Making her case, Golob cited how Metro-North has helped transform White Plains from a blighted city in decline into a vital urban center, drawing almost as many reverse commuters from New York City each day as it sends to Manhattan. The railroad did that by building double-track capacity some 15 years ago. Long Island should follow their lead, she advised.
Among the conclusions raised by the Index is that upgrading the LIRR would not only spur improvements for commuters but help spark local economic development for all Long Islanders. With the East Side Access completed to Grand Central, now slated for 2019, the report found that Nassau and Suffolk residents would have better access to 560,000 high-paying jobs in Manhattan, and they’d reduce their commute by almost three quarters of an hour. More importantly, 400,000 homeowners in Nassau and Suffolk counties would see the value of their homes rise by an average of $7,300.
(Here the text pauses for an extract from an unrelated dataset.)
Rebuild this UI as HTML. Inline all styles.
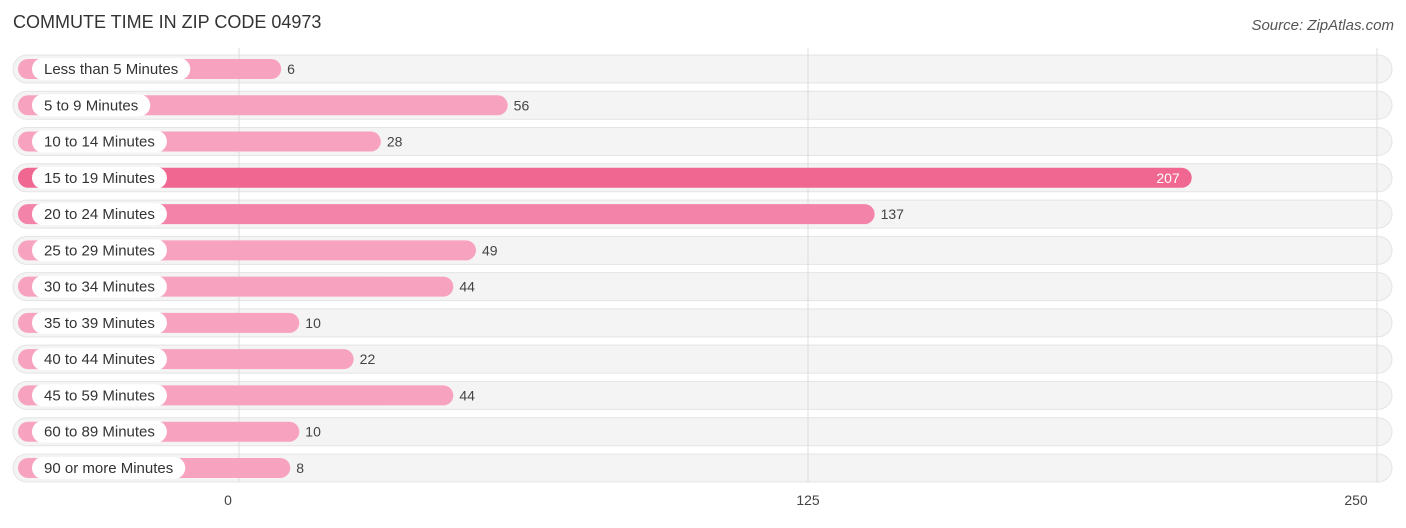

By expanding the Ronkonkoma line to two tracks east of Farmingdale and adding a third track to a 10-mile stretch of the main line from Floral Park to Hicksville—now a major choke point on the second largest commuter railroad in the United States—the region’s employers would have increased access to half a million potential workers in Nassau and Suffolk, unreliable service would vastly improve on the Ronkonkoma line, home values would rise near the stations, property tax pressure on individual residents might ease up and the overall economy would boom. Plus, young people who’ve fled Long Island for Brooklyn and points west might be tempted to move back if developers provided affordable housing within walking distance of the trains.
“We prefer to think of it as Long Island’s ‘fast track,’” said Golob, referring to the line upgrades. “This way we can catch up to our neighbors…. We have the potential to outpace them, but we’ve got to get moving fast.”
LIRR president Helena Williams, who spoke at a panel discussion after the Index presentation, said that restoring service in 2012 to the Port Washington line following drastic cuts previously imposed by the MTA’s budget problems “paid for itself” with increased ridership because those commuters could resume catching a train every half hour instead of once an hour. With the upgrades to the railroad, frequency up and down the line would increase, and the economy would benefit.
Left unanswered—for now—is where the money to finance the upgrades would come from. The East Side Access project alone costs some $8.2 billion, and New York State is rolling in debt. But the people behind the Index hope they can start moving the conversation in the right direction.